The single biggest lever. When you know what you are eating this week, you buy only what you need and waste far less. No plan means impulse buys and forgotten ingredients.

Fix: Spend 10 minutes planning the week’s meals before you shop. Build the list from the plan, and buy from the list.

2. Never Shop Hungry

Shopping hungry is how half the cart ends up full of snacks you did not plan to buy. Your brain makes worse decisions when your stomach is empty.

Fix: Eat before you go. A full stomach is one of the cheapest money-saving tools there is.

3. Build Meals Around What Is Cheap

Certain staples deliver huge value: eggs, beans, rice, oats, frozen vegetables, whole chickens, and in-season produce. Build around those and your bill drops fast.

Fix: Anchor most meals on cheap, filling staples, and treat pricier items as accents, not the base. This also often overlaps with better nutrition.

4. Buy Store Brands

Store brands are usually made in the same facilities as name brands and cost significantly less for nearly identical products. Paying extra for the label is one of the quietest ways money leaks.

Fix: Default to the store brand on staples. Compare the unit price, not the sticker price, so you know what you are actually paying per ounce.

5. Cook More, Order Less

This is where the real money is. Every meal you cook instead of ordering saves several dollars at least, often much more. It also happens to be healthier.

Fix: Aim to cook one or two more meals at home each week than you do now. Small shift, big savings, and it compounds every single week. It is the same 24-hour rule discipline applied to food: pause before you order.

6. Use a Grocery Budget and Track It

You cannot control what you do not measure. A simple number to aim for changes how you shop instantly.

Fix: Set a weekly grocery budget and track what you actually spend. Just watching the number keeps impulse buys in check.

7. Waste Less of What You Buy

Money saved on wasted food is the easiest money there is, because you already paid for it.

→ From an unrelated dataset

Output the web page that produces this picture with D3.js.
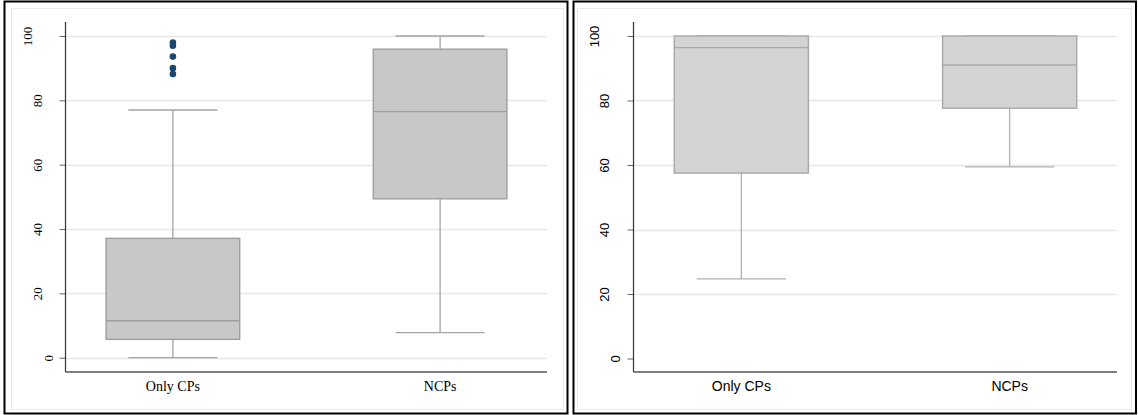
<!DOCTYPE html>
<html>
<head>
<meta charset="utf-8">
<script src="https://cdn.jsdelivr.net/npm/d3@7"></script>
<style>
  html, body { margin: 0; padding: 0; background: #ffffff; }
  svg { display: block; }
</style>
</head>
<body>
<svg id="chart" width="1138" height="415"></svg>
<script>
// ---------------- data ----------------
const categories = ["Only CPs", "NCPs"];
const yTicks = [0, 20, 40, 60, 80, 100];

// Left panel (serif)
const leftMin = [0, 7.8];
const leftQ1 = [5.7, 49.4];
const leftMedian = [11.5, 76.5];
const leftQ3 = [37.1, 95.9];
const leftMax = [77.0, 100];
const leftOutliers = [[98.0, 97.0, 93.6, 90.0, 88.2], []];

// Right panel (sans)
const rightMin = [24.7, 59.4];
const rightQ1 = [57.5, 77.6];
const rightMedian = [96.4, 91.0];
const rightQ3 = [100, 100];
const rightMax = [100, 100];
const rightOutliers = [[], []];

// ---------------- drawing ----------------
const svg = d3.select("#chart");

const panels = [
  {
    outer: [4.5, 1.5, 567.5, 413.5], inner: [11.5, 8.5, 563.5, 409.5],
    xRange: [66, 547], yRange: [357.7, 36], axisX: 65.5, axisTop: 22, axisBottom: 372,
    font: "'Liberation Serif', 'Times New Roman', serif", capH: 0.662,
    fill: "#c8c8c8", stroke: "#9e9e9e", whisker: "#a4a4a4",
    labelBase: 38, labelPer: 10.3, zeroGrid: true,
    mins: leftMin, q1: leftQ1, med: leftMedian, q3: leftQ3, maxs: leftMax, outl: leftOutliers
  },
  {
    outer: [573.5, 1.5, 1136, 413.5], inner: [577.5, 8.5, 1131.5, 409.5],
    xRange: [634, 1117], yRange: [358.5, 36], axisX: 633.5, axisTop: 22, axisBottom: 372,
    font: "'Liberation Sans', Arial, sans-serif", capH: 0.716,
    fill: "#d3d3d3", stroke: "#a8a8a8", whisker: "#b0b0b0",
    labelBase: 604.5, labelPer: 10.5, zeroGrid: false,
    mins: rightMin, q1: rightQ1, med: rightMedian, q3: rightQ3, maxs: rightMax, outl: rightOutliers
  }
];

panels.forEach(p => {
  const g = svg.append("g");

  // panel frames
  g.append("rect")
    .attr("x", p.outer[0]).attr("y", p.outer[1])
    .attr("width", p.outer[2] - p.outer[0]).attr("height", p.outer[3] - p.outer[1])
    .attr("fill", "#ffffff").attr("stroke", "#000000").attr("stroke-width", 2);
  g.append("rect")
    .attr("x", p.inner[0]).attr("y", p.inner[1])
    .attr("width", p.inner[2] - p.inner[0]).attr("height", p.inner[3] - p.inner[1])
    .attr("fill", "#ffffff").attr("stroke", "#e4ebf2").attr("stroke-width", 1);

  const x = d3.scalePoint().domain(categories).range(p.xRange).padding(0.4);
  const step = x.step();
  const y = d3.scaleLinear().domain([0, 100]).range(p.yRange);

  // gridlines
  g.append("g").selectAll("line")
    .data(yTicks.filter(t => p.zeroGrid || t !== 0))
    .join("line")
    .attr("x1", p.axisX).attr("x2", p.xRange[1])
    .attr("y1", d => Math.round(y(d)) + 0.5).attr("y2", d => Math.round(y(d)) + 0.5)
    .attr("stroke", "#e6e6e6").attr("stroke-width", 1.3);

  // y axis
  const yAxis = d3.axisLeft(y).tickValues(yTicks).tickSize(6).tickSizeOuter(0).tickFormat(d3.format("d"));
  const ya = g.append("g").attr("transform", `translate(${p.axisX},0)`).call(yAxis);
  ya.select(".domain").remove();
  ya.selectAll(".tick line").attr("stroke", "#666666").attr("stroke-width", 1);
  ya.selectAll(".tick text")
    .attr("x", null).attr("dy", null).attr("y", 0)
    .attr("text-anchor", "middle")
    .attr("font-family", p.font).attr("font-size", 13).attr("fill", "#000")
    .attr("transform", d => {
      const n = String(d).length;
      const cx = p.labelBase - p.labelPer * (n - 2);
      const b = cx + p.capH * 13 / 2;
      return `translate(${b - p.axisX},0) rotate(-90)`;
    });

  // axis lines
  g.append("line").attr("x1", p.axisX).attr("x2", p.axisX)
    .attr("y1", p.axisTop).attr("y2", p.axisBottom)
    .attr("stroke", "#333333").attr("stroke-width", 1.2);
  g.append("line").attr("x1", p.axisX).attr("x2", p.xRange[1])
    .attr("y1", p.axisBottom).attr("y2", p.axisBottom)
    .attr("stroke", "#555555").attr("stroke-width", 1.4);

  // x labels
  g.append("g").selectAll("text")
    .data(categories).join("text")
    .attr("x", d => x(d)).attr("y", 390.5)
    .attr("text-anchor", "middle")
    .attr("font-family", p.font).attr("font-size", 14).attr("fill", "#000")
    .text(d => d);

  // boxes
  const boxW = step * 0.5;
  const capW = step / 3;
  categories.forEach((c, i) => {
    const cx = x(c);
    const bg = g.append("g");
    // whiskers
    bg.append("line").attr("x1", cx).attr("x2", cx)
      .attr("y1", y(p.q3[i])).attr("y2", y(p.maxs[i]))
      .attr("stroke", p.whisker).attr("stroke-width", 1.3);
    bg.append("line").attr("x1", cx).attr("x2", cx)
      .attr("y1", y(p.q1[i])).attr("y2", y(p.mins[i]))
      .attr("stroke", p.whisker).attr("stroke-width", 1.3);
    bg.append("line").attr("x1", cx - capW / 2).attr("x2", cx + capW / 2)
      .attr("y1", y(p.maxs[i])).attr("y2", y(p.maxs[i]))
      .attr("stroke", p.whisker).attr("stroke-width", 1.3);
    bg.append("line").attr("x1", cx - capW / 2).attr("x2", cx + capW / 2)
      .attr("y1", y(p.mins[i])).attr("y2", y(p.mins[i]))
      .attr("stroke", p.whisker).attr("stroke-width", 1.3);
    // box
    bg.append("rect")
      .attr("x", cx - boxW / 2).attr("width", boxW)
      .attr("y", y(p.q3[i])).attr("height", y(p.q1[i]) - y(p.q3[i]))
      .attr("fill", p.fill).attr("stroke", p.stroke).attr("stroke-width", 1.4);
    bg.append("line").attr("x1", cx - boxW / 2).attr("x2", cx + boxW / 2)
      .attr("y1", y(p.med[i])).attr("y2", y(p.med[i]))
      .attr("stroke", p.stroke).attr("stroke-width", 1.4);
    // outliers
    bg.selectAll("circle").data(p.outl[i]).join("circle")
      .attr("cx", cx).attr("cy", d => y(d)).attr("r", 3.3)
      .attr("fill", "#1a476f");
  });
});
</script>
</body>
</html>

Using what you have is free savings.

Fix: Do a quick fridge check before shopping, plan meals around what is about to expire, and freeze what you will not use in time.

Small Changes, Real Savings

None of these are dramatic. That is the point. You do not need to eat rice and beans every night or clip coupons for hours. The habits that save money on groceries are simple: plan, shop with a list, buy smart, cook a little more, and waste a little less.

Do a few of these consistently and most people save a couple hundred dollars a month without feeling like they gave anything up. That is money that can go toward debt, savings, or the things you actually care about.

Start Saving on Groceries This Week

Pick one habit and use it on your next shop. Plan the meals. Eat before you go. Build the list and stick to it. One change is enough to see a smaller total at checkout.

Learning how to save money on groceries is really about running your money on purpose instead of on autopilot. Plug this one leak and you free up cash every single week, no raise required. That is what it means to be fit for success.

Frequently Asked Questions

How can I save money on groceries fast?

Start by planning your meals, shopping with a list, and never shopping hungry. Those three habits alone cut most impulse buys and waste, and you will see a smaller bill on your very next trip.

What are the cheapest foods to buy?

Staples like eggs, beans, rice, oats, frozen vegetables, whole chickens, and in-season produce deliver the most nutrition per dollar. Building meals around them lowers your bill fast.

Are store brands really cheaper and just as good?

Yes. Store brands are often made in the same facilities as name brands and cost noticeably less for nearly identical products. Defaulting to them on staples is an easy, painless way to save money on groceries.

How much can I save on groceries each month?

It varies, but many people save a couple hundred dollars a month by planning meals, cooking more, buying store brands, and cutting waste, without eating any worse.